- Record excerpts -
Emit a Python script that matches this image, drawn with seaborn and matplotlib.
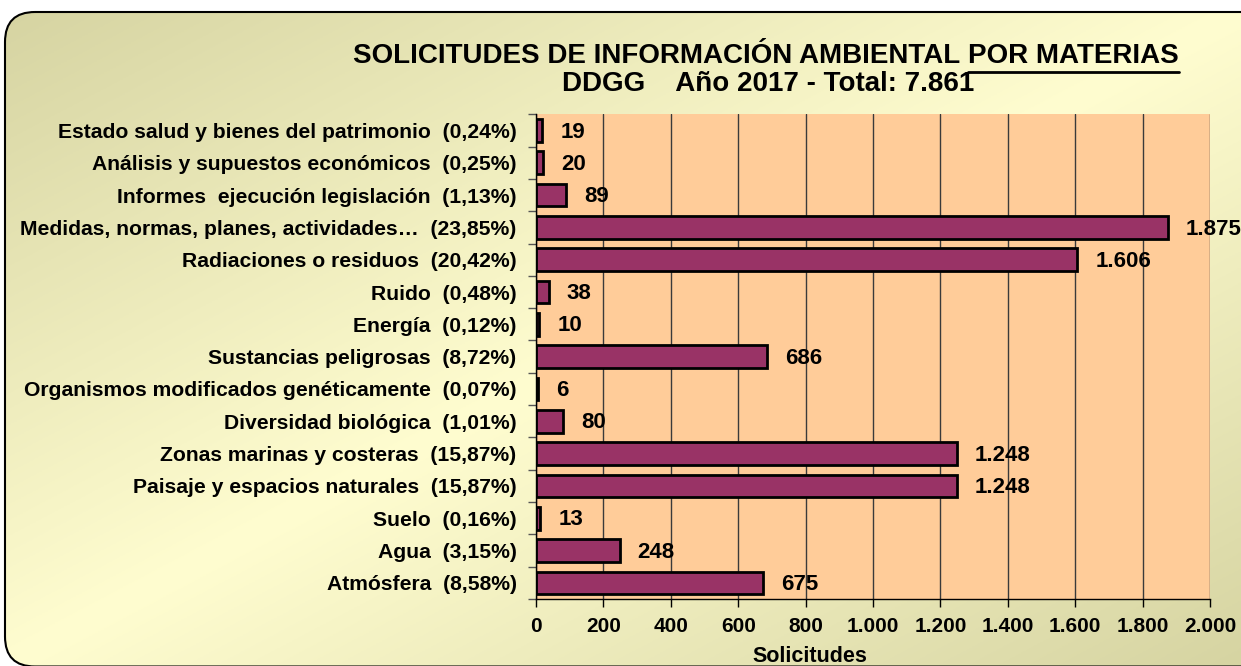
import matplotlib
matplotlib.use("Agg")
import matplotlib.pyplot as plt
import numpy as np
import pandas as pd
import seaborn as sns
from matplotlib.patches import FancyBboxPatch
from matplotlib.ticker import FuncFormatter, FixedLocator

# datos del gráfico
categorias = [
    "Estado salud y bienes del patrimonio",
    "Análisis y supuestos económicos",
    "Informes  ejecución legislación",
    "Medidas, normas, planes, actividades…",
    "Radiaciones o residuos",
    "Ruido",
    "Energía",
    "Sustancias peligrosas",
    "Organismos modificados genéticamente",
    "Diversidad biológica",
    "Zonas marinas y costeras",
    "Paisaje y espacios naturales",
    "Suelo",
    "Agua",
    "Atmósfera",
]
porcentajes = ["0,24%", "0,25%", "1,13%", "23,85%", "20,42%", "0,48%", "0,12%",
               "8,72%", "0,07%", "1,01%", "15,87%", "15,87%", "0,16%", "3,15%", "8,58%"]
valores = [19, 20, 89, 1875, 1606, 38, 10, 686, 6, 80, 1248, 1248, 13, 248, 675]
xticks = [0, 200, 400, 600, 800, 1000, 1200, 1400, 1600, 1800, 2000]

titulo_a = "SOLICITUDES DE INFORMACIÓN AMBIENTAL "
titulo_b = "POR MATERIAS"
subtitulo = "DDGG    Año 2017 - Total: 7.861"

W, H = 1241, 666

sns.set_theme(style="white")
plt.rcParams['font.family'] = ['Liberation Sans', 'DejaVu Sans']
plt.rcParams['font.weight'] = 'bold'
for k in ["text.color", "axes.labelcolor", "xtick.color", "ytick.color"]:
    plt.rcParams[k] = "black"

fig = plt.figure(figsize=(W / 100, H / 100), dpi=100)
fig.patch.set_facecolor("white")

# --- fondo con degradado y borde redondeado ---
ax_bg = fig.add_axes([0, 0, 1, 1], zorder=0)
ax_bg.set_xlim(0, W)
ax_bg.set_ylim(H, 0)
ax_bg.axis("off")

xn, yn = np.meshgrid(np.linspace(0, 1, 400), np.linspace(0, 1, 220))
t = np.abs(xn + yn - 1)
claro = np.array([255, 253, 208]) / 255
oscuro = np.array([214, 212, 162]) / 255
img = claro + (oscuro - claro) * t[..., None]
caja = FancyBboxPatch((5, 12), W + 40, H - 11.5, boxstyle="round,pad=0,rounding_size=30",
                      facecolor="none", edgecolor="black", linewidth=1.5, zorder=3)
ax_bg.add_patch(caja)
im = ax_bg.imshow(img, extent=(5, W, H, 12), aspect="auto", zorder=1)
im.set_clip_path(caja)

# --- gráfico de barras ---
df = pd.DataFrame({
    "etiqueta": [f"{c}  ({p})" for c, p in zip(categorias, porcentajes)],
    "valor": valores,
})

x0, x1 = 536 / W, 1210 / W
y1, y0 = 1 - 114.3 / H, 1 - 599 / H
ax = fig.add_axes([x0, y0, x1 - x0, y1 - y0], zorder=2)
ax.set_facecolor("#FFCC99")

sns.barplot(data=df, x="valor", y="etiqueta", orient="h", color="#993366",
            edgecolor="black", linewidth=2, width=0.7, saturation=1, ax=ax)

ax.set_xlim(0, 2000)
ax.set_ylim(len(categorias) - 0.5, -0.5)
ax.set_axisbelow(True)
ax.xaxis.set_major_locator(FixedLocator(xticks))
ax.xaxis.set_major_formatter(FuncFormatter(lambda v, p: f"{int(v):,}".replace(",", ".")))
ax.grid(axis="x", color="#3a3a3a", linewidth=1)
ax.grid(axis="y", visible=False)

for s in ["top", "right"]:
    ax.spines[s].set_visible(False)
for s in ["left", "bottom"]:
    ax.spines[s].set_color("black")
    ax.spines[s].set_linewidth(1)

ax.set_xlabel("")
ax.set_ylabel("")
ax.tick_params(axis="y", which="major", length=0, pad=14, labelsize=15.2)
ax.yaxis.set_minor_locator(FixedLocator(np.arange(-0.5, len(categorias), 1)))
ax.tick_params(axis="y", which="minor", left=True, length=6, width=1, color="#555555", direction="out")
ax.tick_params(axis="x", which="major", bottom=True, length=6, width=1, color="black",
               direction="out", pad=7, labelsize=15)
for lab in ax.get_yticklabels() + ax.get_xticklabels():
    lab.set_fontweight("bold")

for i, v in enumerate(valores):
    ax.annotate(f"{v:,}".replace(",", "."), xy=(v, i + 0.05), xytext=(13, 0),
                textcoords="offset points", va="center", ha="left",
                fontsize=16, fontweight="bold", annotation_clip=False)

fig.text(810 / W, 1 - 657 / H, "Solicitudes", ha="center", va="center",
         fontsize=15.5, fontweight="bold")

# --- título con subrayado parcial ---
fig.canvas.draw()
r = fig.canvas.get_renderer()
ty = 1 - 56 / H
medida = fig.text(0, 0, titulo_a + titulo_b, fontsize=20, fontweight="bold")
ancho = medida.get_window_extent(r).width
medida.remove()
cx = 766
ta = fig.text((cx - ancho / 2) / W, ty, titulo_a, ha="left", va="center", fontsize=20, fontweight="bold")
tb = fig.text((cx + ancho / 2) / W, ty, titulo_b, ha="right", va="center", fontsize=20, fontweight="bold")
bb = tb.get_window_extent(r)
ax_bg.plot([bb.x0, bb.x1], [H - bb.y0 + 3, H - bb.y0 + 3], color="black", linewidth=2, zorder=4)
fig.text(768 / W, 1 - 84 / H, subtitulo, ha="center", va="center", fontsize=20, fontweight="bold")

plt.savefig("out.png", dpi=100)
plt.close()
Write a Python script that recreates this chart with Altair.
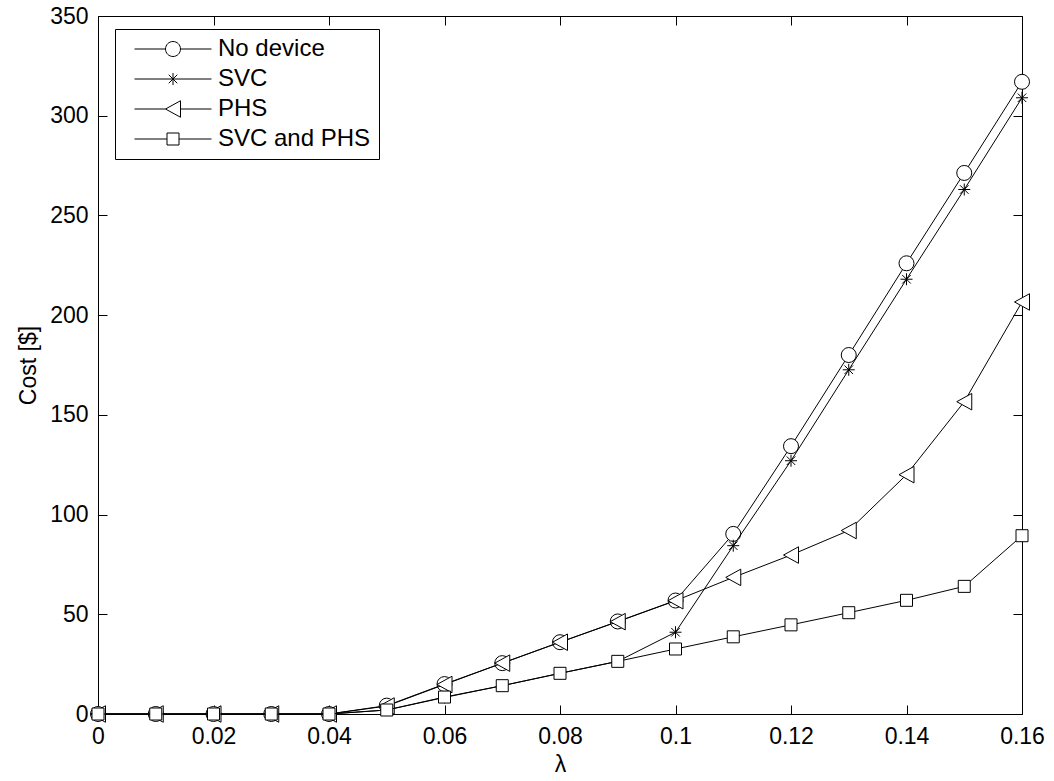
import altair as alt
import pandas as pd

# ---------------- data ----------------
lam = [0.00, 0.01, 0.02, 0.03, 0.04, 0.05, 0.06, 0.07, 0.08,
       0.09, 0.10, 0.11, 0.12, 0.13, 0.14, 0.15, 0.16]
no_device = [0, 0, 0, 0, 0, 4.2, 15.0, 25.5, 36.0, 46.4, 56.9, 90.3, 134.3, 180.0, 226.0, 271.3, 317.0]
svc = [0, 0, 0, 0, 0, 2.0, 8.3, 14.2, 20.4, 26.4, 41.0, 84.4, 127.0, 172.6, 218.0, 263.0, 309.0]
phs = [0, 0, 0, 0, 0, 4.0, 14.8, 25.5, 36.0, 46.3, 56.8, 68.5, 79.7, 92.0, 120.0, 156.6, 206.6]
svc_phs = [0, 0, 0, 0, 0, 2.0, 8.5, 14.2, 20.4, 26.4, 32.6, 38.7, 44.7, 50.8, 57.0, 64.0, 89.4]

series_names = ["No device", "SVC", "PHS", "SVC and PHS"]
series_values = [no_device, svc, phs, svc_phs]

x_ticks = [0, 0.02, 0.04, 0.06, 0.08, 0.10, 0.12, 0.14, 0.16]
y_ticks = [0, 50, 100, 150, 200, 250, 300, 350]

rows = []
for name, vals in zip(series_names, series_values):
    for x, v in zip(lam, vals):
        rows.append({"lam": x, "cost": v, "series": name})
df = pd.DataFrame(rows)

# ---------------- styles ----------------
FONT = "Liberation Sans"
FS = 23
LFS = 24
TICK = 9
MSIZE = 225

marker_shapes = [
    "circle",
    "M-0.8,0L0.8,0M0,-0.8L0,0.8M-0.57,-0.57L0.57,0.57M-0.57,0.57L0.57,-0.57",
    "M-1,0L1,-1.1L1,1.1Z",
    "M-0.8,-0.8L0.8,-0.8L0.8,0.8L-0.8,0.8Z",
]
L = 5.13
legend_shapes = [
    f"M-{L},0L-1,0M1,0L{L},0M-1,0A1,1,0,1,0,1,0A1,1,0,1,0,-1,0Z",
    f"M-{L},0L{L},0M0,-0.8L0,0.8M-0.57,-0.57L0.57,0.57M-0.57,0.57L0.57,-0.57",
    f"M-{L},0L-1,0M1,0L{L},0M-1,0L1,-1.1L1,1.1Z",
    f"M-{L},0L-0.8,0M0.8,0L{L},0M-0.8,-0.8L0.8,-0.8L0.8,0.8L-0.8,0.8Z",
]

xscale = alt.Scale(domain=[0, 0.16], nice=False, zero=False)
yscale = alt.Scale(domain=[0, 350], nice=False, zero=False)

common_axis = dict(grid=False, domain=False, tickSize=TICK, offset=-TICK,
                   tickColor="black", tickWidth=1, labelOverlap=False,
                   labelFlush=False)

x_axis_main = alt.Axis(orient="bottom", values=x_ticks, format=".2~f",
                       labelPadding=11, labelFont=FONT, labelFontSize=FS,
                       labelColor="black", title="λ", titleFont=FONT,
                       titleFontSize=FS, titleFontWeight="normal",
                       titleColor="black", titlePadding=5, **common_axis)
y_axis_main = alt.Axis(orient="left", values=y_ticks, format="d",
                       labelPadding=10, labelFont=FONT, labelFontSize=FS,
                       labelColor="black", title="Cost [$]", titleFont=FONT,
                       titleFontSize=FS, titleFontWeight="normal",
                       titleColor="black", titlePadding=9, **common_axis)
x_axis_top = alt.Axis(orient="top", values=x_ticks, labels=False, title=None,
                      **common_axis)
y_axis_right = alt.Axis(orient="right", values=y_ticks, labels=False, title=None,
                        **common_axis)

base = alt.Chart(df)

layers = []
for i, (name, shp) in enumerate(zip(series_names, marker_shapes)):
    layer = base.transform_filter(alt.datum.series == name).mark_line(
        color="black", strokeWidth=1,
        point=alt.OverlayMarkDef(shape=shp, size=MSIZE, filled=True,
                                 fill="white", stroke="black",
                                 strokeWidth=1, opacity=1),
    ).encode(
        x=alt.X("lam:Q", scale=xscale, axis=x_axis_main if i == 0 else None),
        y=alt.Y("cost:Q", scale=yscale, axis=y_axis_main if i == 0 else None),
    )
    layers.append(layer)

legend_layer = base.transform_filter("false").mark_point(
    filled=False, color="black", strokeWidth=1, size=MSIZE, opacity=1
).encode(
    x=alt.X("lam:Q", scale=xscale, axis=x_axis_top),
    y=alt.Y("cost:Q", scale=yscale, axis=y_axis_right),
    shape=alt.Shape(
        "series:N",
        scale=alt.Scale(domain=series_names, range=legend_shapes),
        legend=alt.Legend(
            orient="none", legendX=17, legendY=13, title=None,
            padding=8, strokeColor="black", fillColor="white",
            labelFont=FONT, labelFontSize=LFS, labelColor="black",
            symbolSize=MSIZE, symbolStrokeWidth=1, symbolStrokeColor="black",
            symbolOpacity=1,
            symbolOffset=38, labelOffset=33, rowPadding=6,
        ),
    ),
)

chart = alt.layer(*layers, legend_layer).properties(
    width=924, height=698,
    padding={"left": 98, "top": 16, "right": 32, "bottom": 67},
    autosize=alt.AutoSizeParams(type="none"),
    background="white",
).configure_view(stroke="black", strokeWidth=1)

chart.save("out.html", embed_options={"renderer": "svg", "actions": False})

- Exercise aim -
Report how many lines above hold the string "this", giving nothing but the number.

- The completed task -
2